WHEN Alex Salmond was elected as MP for Banff and Buchan in 1987 it sent shock waves through the North-East of Scotland.

The countryside around Aberdeen had been traditionally conservative and Conservative MP Albert McQuarrie had become a weel kent face in the area.

At the time I was a reporter working for the evening paper in Aberdeen with politics as my remit and I became Mr Salmond's point of contact for the readers of a paper which covered the North-East of Scotland.

The MPs tended to be remote creatures based in Westminster who felt they needed little or no contact with their local papers.

But Mr Salmond was a different beast and over the 11 years he was MP for Banff and Buchan he was in regular contact about his constituents problems.

He impressed me as a hard-working politician who genuinely cared about the people he represented.
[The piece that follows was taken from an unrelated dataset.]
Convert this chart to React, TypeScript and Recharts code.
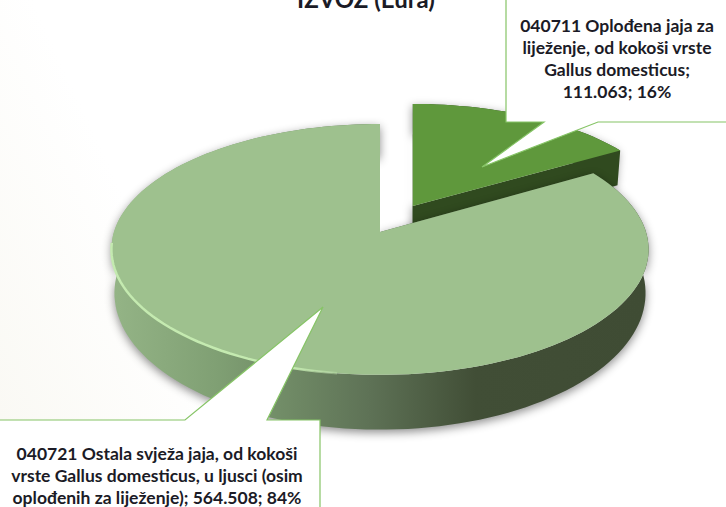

In the 1990s, many politicians were in it for the glory and expenses but Mr Salmond was one of the area's most committed politicians. It is no wonder the new boy held his seat for more than a decade.

Mr Salmond and I lost contact when he and I moved to different parts of the country but almost 20 years later I bumped into him in George Square and decided to say hello.

I suspected he would have forgotten who I was. I was wrong. He remembered immediately who I was, where I had worked and that I had moved to the Evening Times.

Of the many politicians I have dealt with over the years, Mr Salmond was one of the most impressive, not because of his national status but because of his drive to fight for the people he represented and his astounding memory.